The case was dismissed in January 1944 after a U.S. attorney decided that Alcohol Tax Unit agents did not have sufficient evidence; a claim that baffled the agents. Later, several of the defendants traveled to New York City to testify against Jacob Fried, who was involved in the company that was supplying the illegal whiskey. He was convicted.

During the Kefauver hearings held in Kansas City in 1950, Joseph DiGiovanni was called to testify and denied that he had ever heard of the Mafia. After a few more unacceptable answers, Kefauver recommended to the committee that he be indicted for perjury. Like many of the witnesses who were charged with contempt of Congress, he avoided indictment.

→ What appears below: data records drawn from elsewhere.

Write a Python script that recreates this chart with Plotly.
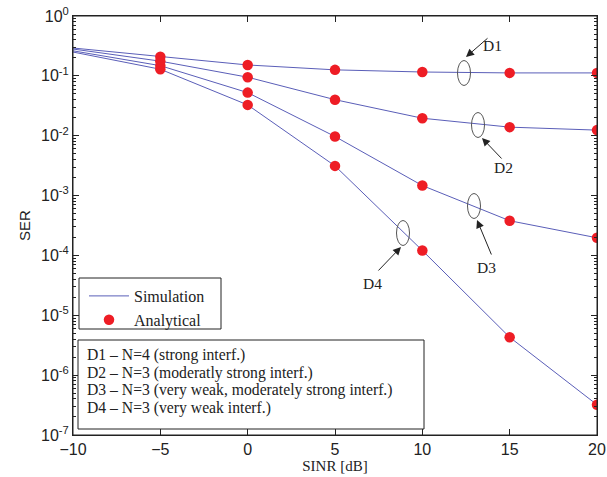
import plotly.graph_objects as go

# ---- data ----
sinr_sim = [-10, -5, 0, 5, 10, 15, 20]
sinr_ana = [-5, 0, 5, 10, 15, 20]

sim_D1 = [0.292, 0.209, 0.152, 0.126, 0.116, 0.112, 0.112]
sim_D2 = [0.281, 0.176, 0.095, 0.040, 0.0196, 0.0139, 0.0124]
sim_D3 = [0.262, 0.148, 0.0525, 0.0097, 0.00147, 0.00038, 0.000197]
sim_D4 = [0.250, 0.129, 0.0327, 0.00313, 0.000121, 4.3e-6, 3.2e-7]

ana_D1 = [0.209, 0.152, 0.126, 0.116, 0.112, 0.112]
ana_D2 = [0.176, 0.095, 0.040, 0.0196, 0.0139, 0.0124]
ana_D3 = [0.148, 0.0525, 0.0097, 0.00147, 0.00038, 0.000197]
ana_D4 = [0.129, 0.0327, 0.00313, 0.000121, 4.3e-6, 3.2e-7]

x_ticks = [-10, -5, 0, 5, 10, 15, 20]
x_ticktext = ["\u221210", "\u22125", "0", "5", "10", "15", "20"]
y_exps = [0, -1, -2, -3, -4, -5, -6, -7]

legend_lines = [
    "D1 \u2013 N=4 (strong interf.)",
    "D2 \u2013 N=3 (moderatly strong interf.)",
    "D3 \u2013 N=3 (very weak, moderately strong interf.)",
    "D4 \u2013 N=3 (very weak interf.)",
]

LINE_C = "#5a5eb8"
MARK_C = "#ee1d25"
SERIF = "Liberation Serif, Times New Roman, serif"
SANS = "Liberation Sans, Arial, sans-serif"

fig = go.Figure()
for i, s in enumerate([sim_D1, sim_D2, sim_D3, sim_D4]):
    fig.add_trace(go.Scatter(x=sinr_sim, y=s, mode="lines",
                             line=dict(color=LINE_C, width=1),
                             name="Simulation", showlegend=(i == 0)))
for i, a in enumerate([ana_D1, ana_D2, ana_D3, ana_D4]):
    fig.add_trace(go.Scatter(x=sinr_ana, y=a, mode="markers",
                             marker=dict(color=MARK_C, size=10.5),
                             name="Analytical", showlegend=(i == 0)))

W, H = 607, 477
L, R, T, B = 73, 597, 16, 435   # plot area in window pixels
def px(x):
    return (x - L) / (R - L)
def py(y):
    return (B - y) / (B - T)

minor_vals = [m * 10.0 ** e for e in range(-7, 0) for m in range(2, 10)]

fig.update_layout(
    width=W, height=H,
    margin=dict(l=L, r=W - R, t=T, b=H - B, autoexpand=False),
    paper_bgcolor="white", plot_bgcolor="white",
    showlegend=True,
    legend=dict(x=px(84), y=py(279), xanchor="left", yanchor="top",
                bgcolor="rgba(0,0,0,0)", borderwidth=0,
                font=dict(family=SERIF, size=16, color="#222"),
                itemwidth=40, tracegroupgap=0),
    xaxis=dict(range=[-10, 20], tickvals=x_ticks, ticktext=x_ticktext,
               ticks="inside", ticklen=6, tickcolor="#222",
               showline=True, linecolor="#222", linewidth=1, mirror="ticks",
               showgrid=False, zeroline=False, automargin=False,
               ticklabeloverflow="allow",
               tickfont=dict(family=SANS, size=16, color="#222"),
               title=dict(text="SINR [dB]", font=dict(family=SERIF, size=15, color="#222"),
                          standoff=2)),
    yaxis=dict(type="log", range=[-7, 0],
               tickvals=[10.0 ** e for e in y_exps],
               ticktext=["10<sup>%d</sup>" % e for e in y_exps],
               ticks="inside", ticklen=6, tickcolor="#222",
               showline=True, linecolor="#222", linewidth=1, mirror="ticks",
               showgrid=False, zeroline=False, automargin=False,
               ticklabeloverflow="allow",
               minor=dict(tickvals=minor_vals, ticks="inside", ticklen=3,
                          tickcolor="#222", showgrid=False),
               tickfont=dict(family=SANS, size=16, color="#222"),
               title=dict(text="SER", font=dict(family=SANS, size=15, color="#222"),
                          standoff=6)),
)

shapes = []
# frame around the plot area
shapes.append(dict(type="rect", xref="paper", yref="paper", x0=0, x1=1, y0=0, y1=1,
                   line=dict(color="#222", width=1), layer="above"))
# legend box 1 and box 2
shapes.append(dict(type="rect", xref="paper", yref="paper",
                   x0=px(79), x1=px(221), y0=py(329), y1=py(278),
                   line=dict(color="#222", width=1), fillcolor="white", layer="below"))
shapes.append(dict(type="rect", xref="paper", yref="paper",
                   x0=px(78), x1=px(424), y0=py(429), y1=py(340),
                   line=dict(color="#222", width=1), fillcolor="white", layer="above"))
# ellipses
for cx, cy in [(464, 73), (478, 125), (474, 206), (403, 233)]:
    shapes.append(dict(type="circle", xref="paper", yref="paper",
                       x0=px(cx - 6.5), x1=px(cx + 6.5), y0=py(cy + 12.5), y1=py(cy - 12.5),
                       line=dict(color="#555", width=1)))
fig.update_layout(shapes=shapes)

anns = []
for k, line in enumerate(legend_lines):
    anns.append(dict(xref="paper", yref="paper", x=px(85), y=py(355 + 17.7 * k),
                     xanchor="left", yanchor="middle", align="left", showarrow=False,
                     text=line, font=dict(family=SERIF, size=15.7, color="#222")))
# arrows: (head x, head y, tail x, tail y), labels
arrows = [(466, 57, 489, 37), (482, 138, 503, 160), (477, 220, 492, 256), (401, 247, 377, 272)]
labels = [("D1", 504, 35), ("D2", 515, 167), ("D3", 498, 267), ("D4", 372, 283)]
for hx, hy, tx, ty in arrows:
    anns.append(dict(xref="paper", yref="paper", x=px(hx), y=py(hy),
                     ax=tx - hx, ay=ty - hy, text="", showarrow=True,
                     arrowhead=2, arrowsize=1.6, arrowwidth=1, arrowcolor="#222"))
for t, lx, ly in labels:
    anns.append(dict(xref="paper", yref="paper", x=px(lx), y=py(ly), text=t,
                     showarrow=False, font=dict(family=SERIF, size=15.5, color="#222")))
fig.update_layout(annotations=anns)

fig.write_html("out.html",
               config={"displayModeBar": False},
               post_script="document.body.style.margin='0';document.body.style.overflow='hidden';")
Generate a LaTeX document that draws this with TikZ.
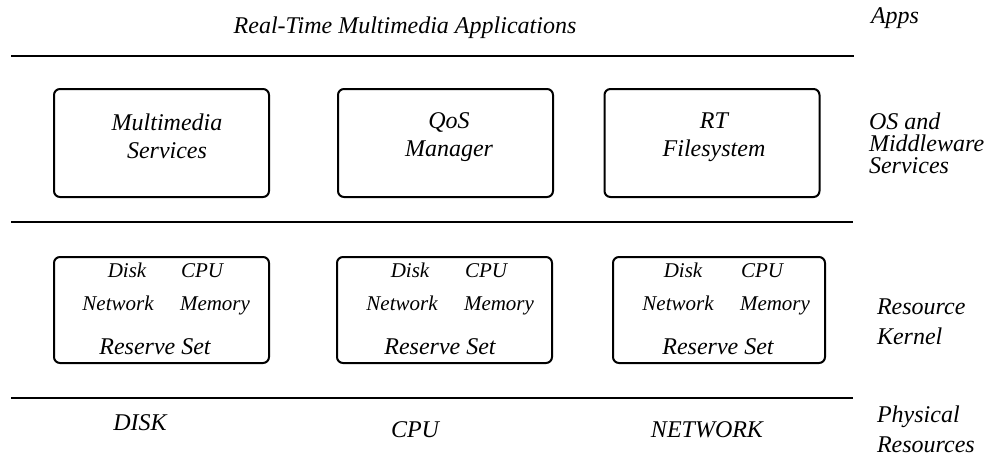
\documentclass[tikz,border=0pt]{standalone}
\usepackage{fontspec}
\setmainfont{Liberation Serif}
\usepackage{tikz}

\begin{document}
\begin{tikzpicture}[
  x=0.5pt, y=-0.5pt,
  svc/.style={draw, line width=1pt, rounded corners=3pt,
              minimum width=107.5pt, minimum height=54pt},
  rsv/.style={draw, line width=1pt, rounded corners=3pt,
              minimum width=#1, minimum height=53pt},
  rsv/.default=107.5pt,
  txt/.style={font=\itshape\fontsize{12}{14}\selectfont, align=center},
  sml/.style={font=\itshape\fontsize{10.5}{12}\selectfont, anchor=base},
  lyr/.style={font=\itshape\fontsize{12}{#1}\selectfont, align=left, anchor=west},
  lyr/.default=11pt,
  layer/.style={line width=1.2pt}
]
\useasboundingbox (0,0) rectangle (987,456);

%% Layer lines
\draw[layer] (11,56)  -- (854,56);
\draw[layer] (11,222) -- (853,222);
\draw[layer] (11,398) -- (853,398);

%% Applications
\node[txt] (apps) at (405,28) {Real-Time Multimedia Applications};

%% OS and middleware services
\node[svc] (mms) at (161.5,143) {};
\node[svc] (qos) at (445.5,143) {};
\node[svc] (rtfs) at (712,143) {};
\node[txt] (mmst) at (167,136) {Multimedia\\Services};
\node[txt] (qost) at (449,137) {QoS\\Manager};
\node[txt] (rtfst) at (714,137) {RT\\Filesystem};

%% Reserve sets
\node[rsv] (rs1) at (161.5,310) {};
\node[rsv] (rs2) at (444.5,310) {};
\node[rsv=106pt] (rs3) at (719,310) {};

\node[sml] (d1) at (127,277) {Disk};
\node[sml] (c1) at (202,277) {CPU};
\node[sml] (n1) at (118,310) {Network};
\node[sml] (m1) at (215,310) {Memory};
\node[txt, anchor=base] (r1) at (155,354) {Reserve Set};

\node[sml] (d2) at (410,277) {Disk};
\node[sml] (c2) at (486,277) {CPU};
\node[sml] (n2) at (402,310) {Network};
\node[sml] (m2) at (499,310) {Memory};
\node[txt, anchor=base] (r2) at (440,354) {Reserve Set};

\node[sml] (d3) at (683,277) {Disk};
\node[sml] (c3) at (762,277) {CPU};
\node[sml] (n3) at (678,310) {Network};
\node[sml] (m3) at (775,310) {Memory};
\node[txt, anchor=base] (r3) at (718,354) {Reserve Set};

%% Physical resources
\node[txt] (disk) at (140,423) {DISK};
\node[txt] (cpu)  at (415,430) {CPU};
\node[txt] (net)  at (707,430) {NETWORK};

%% Layer names
\node[lyr] (lapps) at (864,18)  {Apps};
\node[lyr] (los)   at (862,143) {OS and\\Middleware\\Services};
\node[lyr=15pt] (lrk) at (870,322) {Resource\\Kernel};
\node[lyr=15pt] (lpr) at (870,429) {Physical\\Resources};

\end{tikzpicture}
\end{document}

James Balestrere was a kind of shadowy figure in the Kansas City underworld. Born in Sicily in 1891, he immigrated to Milwaukee in 1903 where it was said that he joined "several hundred members" of his family. Of Balestrere, author Ed Reid states, "In the probe of rackets in Kansas City by federal agents and grand juries from 1936 to 1940, agents of the government named him as the most powerful and influential man of Sicilian origin west of Chicago."

During Prohibition Balestrere was involved in bootlegging and owned a speakeasy that was said to be losing money. He remedied that by having an arsonist burn it to the ground. Although he was befriended by politicians (from both parties), law enforcement officers, city officials, and gangsters, investigations of Balestrere failed to reveal any illegal activities.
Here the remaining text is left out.